Mrs. Toll plans to devote one day a week to the third graders. (She has her own construction company, Swan Development Corp.) Principal Nancy Donahue pinpoints a problem with such highly targeted charity: “There’s going to be an element of jealously. . . . People will want to know whey their child wasn’t picked. It’s unfortunate that all the children can’t be picked, but we should be happy for those that are.” Need I point out that in a country as wealthy as ours, it is only the unconscionable maldistribution of wealth and an unfair taxing system that keeps us from having publicly supported access to tertiary education.

(Actually, our whole city and country would be in less of a mess if the minority—and majority—students were using their current access to junior and senior high less wastefully than they are; we must guard against the college degree fallacy—some of the Americans I most admire, from I. F. Stone on the left to William Safire on the right, never finished college. It’s character and applied intelligence we need more of, not phony baloney degrees.)

I have many fewer problems with black Chicago idealist Gil Walker. (See George F. Will, “On the ball court after midnight, learning the rules of more than one game,” Inquirer, 10/10.90, p. 18A.) The forty-one-year-old Walker works for the Chicago Housing Authority where he has very good reason to know what empty hands and heads in the projects are wont to do. (Eighty percent of the sixteen ten-man teams he has fashioned into the Midnight Basketball League for $90,000—about what it cost to jail three men for a year—come from those notorious Chicago projects large enough to be Illinois’ second-largest city. There are a hundred gangs in Chicago with an estimated thirty thousand members.)

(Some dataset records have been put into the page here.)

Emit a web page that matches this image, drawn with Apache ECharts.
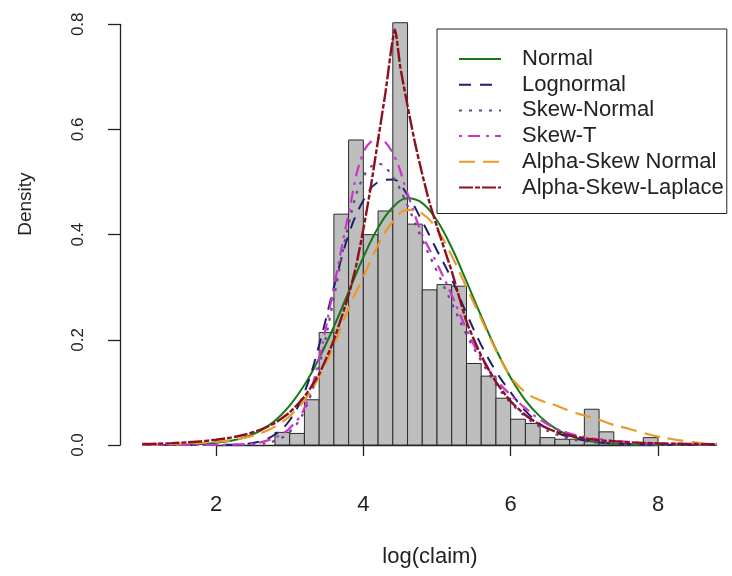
<!DOCTYPE html>
<html>
<head>
<meta charset="utf-8">
<script src="https://cdn.jsdelivr.net/npm/echarts@6/dist/echarts.min.js"></script>
<style>html,body{margin:0;padding:0;background:#fff}#c{width:732px;height:576px}</style>
</head>
<body>
<div id="c"></div>
<script>
// Histogram (density scale), bins of width 0.2
const histBreaks = [2.8,3.0,3.2,3.4,3.6,3.8,4.0,4.2,4.4,4.6,4.8,5.0,5.2,5.4,5.6,5.8,6.0,6.2,6.4,6.6,6.8,7.0,7.2,7.4,7.6,7.8,8.0];
const histDensity = [0.024,0.022,0.086,0.214,0.439,0.580,0.400,0.445,0.803,0.420,0.295,0.305,0.302,0.155,0.131,0.089,0.049,0.041,0.014,0.011,0.011,0.068,0.025,0,0,0.014];

// Fitted density curves
const xs = [1.0,1.2,1.4,1.6,1.8,2.0,2.2,2.4,2.6,2.8,3.0,3.2,3.4,3.6,3.8,4.0,4.2,4.4,4.6,4.8,5.0,5.2,5.4,5.6,5.8,6.0,6.2,6.4,6.6,6.8,7.0,7.2,7.4,7.6,7.8,8.0,8.2,8.4,8.6,8.8];
const normalY = [0,0.0001,0.0003,0.0008,0.0018,0.0039,0.0079,0.015,0.027,0.046,0.075,0.114,0.165,0.225,0.291,0.357,0.413,0.452,0.469,0.460,0.427,0.375,0.311,0.245,0.182,0.128,0.085,0.054,0.032,0.018,0.0096,0.0049,0.0023,0.0011,0.0005,0.0002,0.0001,0,0,0];
const lognormalY = [0,0,0,0,0,0.0001,0.0005,0.002,0.007,0.02,0.047,0.10,0.19,0.30,0.40,0.465,0.50,0.505,0.475,0.425,0.37,0.315,0.25,0.19,0.14,0.10,0.065,0.04,0.025,0.015,0.009,0.005,0.003,0.002,0.001,0.0005,0.0003,0.0002,0.0001,0.0001];
const skewNormalY = [0,0,0,0,0,0,0,0.0005,0.002,0.008,0.025,0.065,0.15,0.28,0.42,0.51,0.535,0.51,0.455,0.39,0.33,0.27,0.21,0.16,0.115,0.08,0.054,0.034,0.021,0.012,0.007,0.004,0.002,0.001,0.0005,0.0002,0.0001,0,0,0];
const skewTY = [0,0,0,0,0,0.0003,0.0008,0.002,0.005,0.014,0.032,0.07,0.165,0.30,0.44,0.556,0.583,0.555,0.478,0.40,0.345,0.285,0.22,0.165,0.125,0.095,0.07,0.048,0.032,0.022,0.015,0.011,0.008,0.006,0.004,0.003,0.002,0.002,0.001,0.001];
const alphaSkewNormalY = [0.001,0.0013,0.002,0.003,0.004,0.006,0.009,0.014,0.022,0.035,0.055,0.085,0.13,0.19,0.26,0.32,0.38,0.425,0.447,0.44,0.41,0.36,0.30,0.24,0.18,0.13,0.10,0.085,0.076,0.065,0.056,0.048,0.038,0.031,0.023,0.016,0.011,0.007,0.003,0.002];
const aslX = [1.0,1.2,1.4,1.6,1.8,2.0,2.2,2.4,2.6,2.8,3.0,3.2,3.4,3.6,3.8,3.9,4.0,4.1,4.2,4.3,4.43,4.5,4.6,4.7,4.8,4.9,5.0,5.2,5.4,5.6,5.8,6.0,6.2,6.4,6.6,6.8,7.0,7.2,7.4,7.6,7.8,8.0,8.2,8.4,8.6,8.8];
const aslY = [0.0018,0.0025,0.0035,0.005,0.007,0.01,0.014,0.02,0.029,0.042,0.062,0.092,0.135,0.20,0.285,0.34,0.41,0.49,0.58,0.67,0.79,0.72,0.645,0.575,0.515,0.46,0.415,0.33,0.235,0.17,0.12,0.083,0.057,0.038,0.026,0.018,0.013,0.009,0.007,0.005,0.004,0.003,0.0025,0.002,0.0017,0.0015];

const seriesNames = ['Normal','Lognormal','Skew-Normal','Skew-T','Alpha-Skew Normal','Alpha-Skew-Laplace'];
const xTicks = [2,4,6,8];
const yTicks = [0,0.2,0.4,0.6,0.8];
const plotXRange = [0.7, 8.9];   // data region of the plot (kept inside the canvas)

const FONT = 'Liberation Sans, Arial, sans-serif';
const pair = (xa, ya) => xa.map((x, i) => [x, ya[i]]);
const histData = histDensity.map((d, i) => [histBreaks[i], histBreaks[i + 1], d]);

function lineSeries(name, xa, ya, color, type, width, smooth) {
  return {
    name, type: 'line', data: pair(xa, ya), symbol: 'none', showSymbol: false,
    xAxisIndex: 0, yAxisIndex: 0,
    smooth: smooth, clip: false, z: 3,
    lineStyle: { color, width, type, cap: 'butt' },
    itemStyle: { color }
  };
}

const axisCol = '#222';
const chart = echarts.init(document.getElementById('c'), null, { renderer: 'canvas' });
chart.setOption({
  animation: false,
  backgroundColor: '#ffffff',
  textStyle: { fontFamily: FONT },
  grid: [
    // data region (same pixel scale as the axes region, wider x range)
    { left: 120.23, width: 604.1, top: 24.3, bottom: 131, containLabel: false },
    // axes region: R axes only span the tick range
    { left: 216, right: 74, top: 24.3, bottom: 131, containLabel: false }
  ],
  xAxis: [
    { gridIndex: 0, type: 'value', min: plotXRange[0], max: plotXRange[1], show: false },
    {
      gridIndex: 1, type: 'value', min: xTicks[0], max: xTicks[xTicks.length - 1], interval: 2,
      offset: 21,
      axisLine: { show: true, lineStyle: { color: axisCol, width: 1.3 } },
      axisTick: { show: true, length: 11, lineStyle: { color: axisCol, width: 1.3 } },
      axisLabel: { fontSize: 22, color: axisCol, margin: 28, fontFamily: FONT },
      splitLine: { show: false },
      name: 'log(claim)', nameLocation: 'middle', nameGap: 80,
      nameTextStyle: { fontSize: 22, color: axisCol, fontFamily: FONT, padding: [0, 14, 0, 0] }
    }
  ],
  yAxis: [
    { gridIndex: 0, type: 'value', min: yTicks[0], max: yTicks[yTicks.length - 1], show: false },
    {
      gridIndex: 1, type: 'value', min: yTicks[0], max: yTicks[yTicks.length - 1], interval: 0.2,
      offset: 96,
      axisLine: { show: true, lineStyle: { color: axisCol, width: 1.3 } },
      axisTick: { show: true, length: 12, lineStyle: { color: axisCol, width: 1.3 } },
      axisLabel: { fontSize: 17, color: axisCol, margin: 33, rotate: 90, fontFamily: FONT,
        formatter: v => v.toFixed(1) },
      splitLine: { show: false },
      name: 'Density', nameLocation: 'middle', nameGap: 85, nameRotate: 90,
      nameTextStyle: { fontSize: 19, color: axisCol, fontFamily: FONT, padding: [0, 0, 0, 61] }
    }
  ],
  legend: {
    data: seriesNames, orient: 'vertical', left: 437, top: 29,
    padding: [19, 3, 15, 21], borderColor: axisCol, borderWidth: 1, borderRadius: 0,
    itemWidth: 42, itemHeight: 14, itemGap: 3.7, selectedMode: false,
    itemStyle: { opacity: 0 },
    textStyle: { fontSize: 22, color: axisCol, fontFamily: FONT, lineHeight: 22, padding: [0, 0, 0, 16] }
  },
  series: [
    {
      name: 'hist', type: 'custom', clip: false, z: 1,
      xAxisIndex: 0, yAxisIndex: 0,
      data: histData, encode: { x: [0, 1], y: 2 },
      renderItem: function (params, api) {
        const p0 = api.coord([api.value(0), api.value(2)]);
        const p1 = api.coord([api.value(1), 0]);
        return { type: 'rect',
          shape: { x: p0[0], y: p0[1], width: p1[0] - p0[0], height: p1[1] - p0[1] },
          style: { fill: '#bebebe', stroke: '#2a2a2a', lineWidth: 1 } };
      }
    },
    lineSeries(seriesNames[0], xs, normalY, '#157a15', 'solid', 2, 0.4),
    lineSeries(seriesNames[1], xs, lognormalY, '#1f1f70', [12, 9], 2, 0.4),
    lineSeries(seriesNames[2], xs, skewNormalY, '#6a4590', [3, 7], 2.2, 0.4),
    lineSeries(seriesNames[3], xs, skewTY, '#c936c9', [3, 6, 12, 6], 2.2, 0.4),
    lineSeries(seriesNames[4], xs, alphaSkewNormalY, '#eb9a28', [16, 8], 2.2, 0.4),
    lineSeries(seriesNames[5], aslX, aslY, '#8b1020', [14, 2, 5, 2], 2.4, 0.2)
  ]
});
</script>
</body>
</html>
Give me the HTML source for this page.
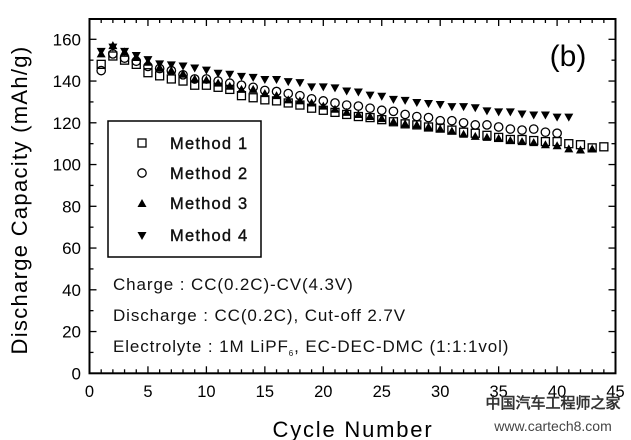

What qualifies an eighteen- to twenty-five year old for the MBL? You have to attend practices once a week and be what Walker calls a “successful individual,” which he defines as “anyone taking care of a family.” After each game the players get a dose of Gospel according to Gil. This sock-it-to-them Socrates teases a definition of “manhood” out of his players.

Gil: “How many babies you got?”

MBLer: “Four.”

Gil: “How many are you taking care of? Tell me their teachers’ names. You don’t know? What kind of man are you?”

It would seem, a bigger and better one when they’ve absorbed Walker’s moral coaching, which might include how to look for a job, how to get along with co-workers, how to deal with a boss who “is on your case.”

Multiply the Tolls and the Walkers by the thousands and we might make it as a country. And David Duke wouldn’t stand a chance. Incidentally, I’m looking eagerly for the first Maecenas to give an equally Fair Deal to an elementary classroom in a poor white Appalachian town. Duke is thriving on the perceived threat that increasingly poor whites feel about the Land of Opportunity shrinking to a pitiable Wasteland of Opportunism, where golden parachuting rich abandon the poor. As things are, they have a right to be pissed, and to have a spokesman in David Duke.